Title : Development and characterization of a dual-drug loaded intranasal suspension for potential treatment in multiple sclerosis
Abstract:
Objective: Current multiple sclerosis therapies primarily target inflammation but fail to repair neurodegeneration. Fingolimod offers potent immunomodulation, while clemastine promotes remyelination. However, oral administration is limited by systemic toxicity and poor CNS bioavailability. This study developed a novel intranasal nanosuspension co-loading fingolimod hydrochloride (FTY) and clemastine fumarate (CF) to bypass the blood-brain barrier. The objective was to utilize the olfactory pathway for synergistic immunomodulation and myelin repair while minimizing the systemic adverse effects associated with oral therapy.
Methods: A dual-drug intranasal suspension containing fingolimod hydrochloride and clemastine fumarate was formulated and optimized. A simultaneous RP-HPLC method was developed and validated for drug quantification. Physicochemical characterization included FTIR and NMR for compatibility, XRD for crystallinity, and TEM for particle morphology.

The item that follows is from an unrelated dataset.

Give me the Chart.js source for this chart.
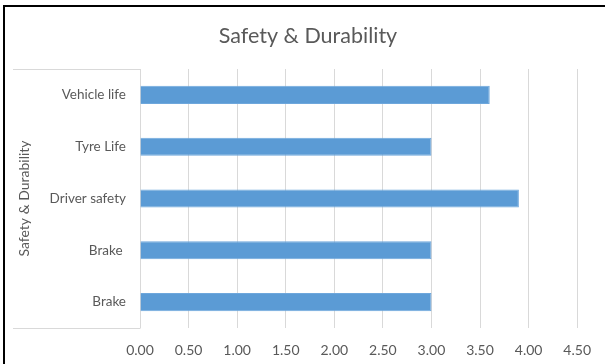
<!DOCTYPE html>
<html>
<head>
<meta charset="utf-8">
<script src="https://cdn.jsdelivr.net/npm/chart.js@4/dist/chart.umd.min.js"></script>
<style>
  html, body { margin: 0; padding: 0; background: #ffffff; }
  #wrap { position: relative; width: 605px; height: 364px; }
</style>
</head>
<body>
<div id="wrap"><canvas id="c" width="605" height="364"></canvas></div>
<script>
// Survey scores for the safety & durability items (top to bottom)
const categories = ['Vehicle life', 'Tyre Life', 'Driver safety', 'Brake ', 'Brake'];
const scores = [3.6, 3.0, 3.9, 3.0, 3.0];
const xTicks = [0, 0.5, 1, 1.5, 2, 2.5, 3, 3.5, 4, 4.5];
const chartTitle = 'Safety & Durability';
const axisTitle = 'Safety & Durability';

const FONT = "Lato, 'Open Sans', 'DejaVu Sans', sans-serif";
const TEXT = '#595959';
const GRID = '#d9d9d9';

// Frame lines, heading and the outlined label panel
const framePlugin = {
  id: 'frame',
  beforeDraw(chart) {
    const ctx = chart.ctx;
    const a = chart.chartArea;
    ctx.save();
    ctx.fillStyle = '#ffffff';
    ctx.fillRect(0, 0, chart.width, chart.height);
    ctx.strokeStyle = GRID;
    ctx.lineWidth = 1;
    ctx.beginPath();
    ctx.moveTo(13, Math.round(a.top) + 0.5);
    ctx.lineTo(Math.round(a.left) + 0.5, Math.round(a.top) + 0.5);
    ctx.moveTo(13, Math.round(a.bottom) + 0.5);
    ctx.lineTo(Math.round(a.left) + 0.5, Math.round(a.bottom) + 0.5);
    ctx.stroke();
    ctx.restore();
  },
  afterDraw(chart) {
    const ctx = chart.ctx;
    ctx.save();
    ctx.fillStyle = TEXT;
    ctx.font = '21.5px ' + FONT;
    ctx.textAlign = 'center';
    ctx.textBaseline = 'middle';
    ctx.fillText(chartTitle, 308, 36);
    ctx.fillStyle = '#000000';
    ctx.fillRect(3, 5, 2, chart.height - 5);
    ctx.fillRect(3, 5, chart.width - 3, 2);
    ctx.restore();
  }
};

new Chart(document.getElementById('c'), {
  type: 'bar',
  data: {
    labels: categories,
    datasets: [{
      data: scores,
      backgroundColor: '#5b9bd5',
      borderColor: '#6ea7dc',
      borderWidth: 1,
      barPercentage: 0.35,
      categoryPercentage: 1.0
    }]
  },
  options: {
    indexAxis: 'y',
    responsive: false,
    animation: false,
    layout: { padding: { top: 69, left: 13, right: 27, bottom: 0 } },
    plugins: {
      legend: { display: false },
      tooltip: { enabled: false },
      title: { display: false }
    },
    scales: {
      x: {
        type: 'linear',
        min: 0,
        max: 4.5,
        afterBuildTicks(scale) {
          scale.ticks = xTicks.map(v => ({ value: v }));
        },
        afterFit(scale) { scale.height = 36; },
        grid: { color: GRID, lineWidth: 1, drawTicks: false },
        border: { display: false },
        ticks: {
          color: TEXT,
          padding: 14,
          font: { family: FONT, size: 14 },
          callback: v => Number(v).toFixed(2)
        }
      },
      y: {
        afterFit(scale) { scale.width = 127; },
        grid: { display: false, drawTicks: false },
        border: { display: false },
        ticks: {
          color: TEXT,
          padding: 14,
          font: { family: FONT, size: 13.5 }
        },
        title: {
          display: true,
          text: axisTitle,
          color: TEXT,
          font: { family: FONT, size: 14 },
          padding: { top: 3, bottom: 0 }
        }
      }
    }
  },
  plugins: [framePlugin]
});
</script>
</body>
</html>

Results: A simultaneous RP-HPLC method was developed and validated for the estimation of FTY and CF, showing high linearity and precision. This method was successfully applied to the in vitro drug assay, yielding robust entrapment efficiency and drug loading. Physicochemical characterization via FTIR and DSC confirmed drug-excipient compatibility, while XRD diffractograms indicated the amorphous state of the drugs within the matrix. Morphological evaluation by SEM and TEM revealed uniform, spherical particles, confirming the structural integrity and suitability of the suspension for olfactory-mediated delivery.